A man by the name of Jigger Lavell travelled from Melbourne to ride the outlaw Bobs. He rode Bobs for about 3 seconds and then gave:

… a neat, though voluntary exhibition of tumbling on the sawdust thoughtfully provided by the management.

Two nights later Lavell’s second attempt was thwarted because of Bobs having a slight accident. A few nights later, following Bobs recuperation, the ever-hopeful Lavell was ejected from the saddle in seven seconds.

A few days later Skuthorpe announced that he was now in Sydney and would stage his buckjumping exhibition at the Haymarket Hippodrome on 24 March. Among the events there was to be a riding contest for £100 and a prize of £20 for the best buckjumper.

Meanwhile Martini’s Buckjumping Show continued to attract lots of flattering comments such as the statement saying that the show had been in Sydney for twelve weeks and was as strong as ever and always crowded:
Bobs maintains his prestige. No one has been able to sit him yet.

On 3 March there was a riding contest between Pendergast and Lavell, and O’Donnell from the Abercrombie River would attempt to ride Bobs.

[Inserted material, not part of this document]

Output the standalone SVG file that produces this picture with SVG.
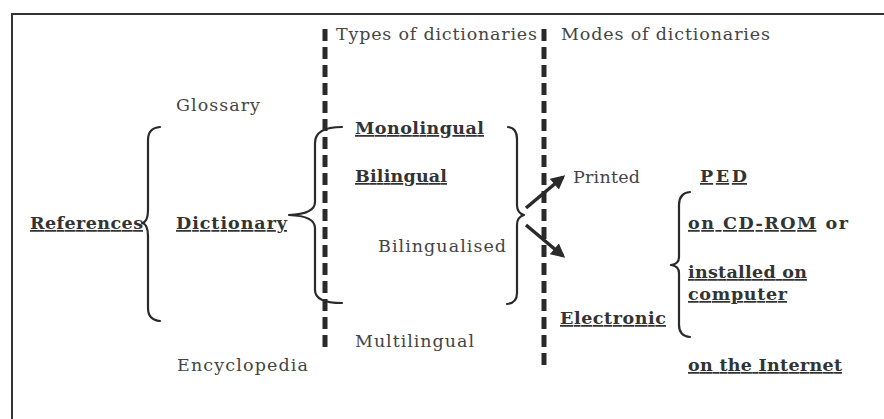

For the first time a performer called Saltbush Bill, the Whip King, from Victoria’s Gippsland, joined the show and was to give exhibitions in the cracking of a variety of whips, including stockwhips and at least one bullock whip of 55 feet (16.8 m) in length. Later there would be a court case between Martini and Saltbush Bill regarding the ownership of this extraordinary whip.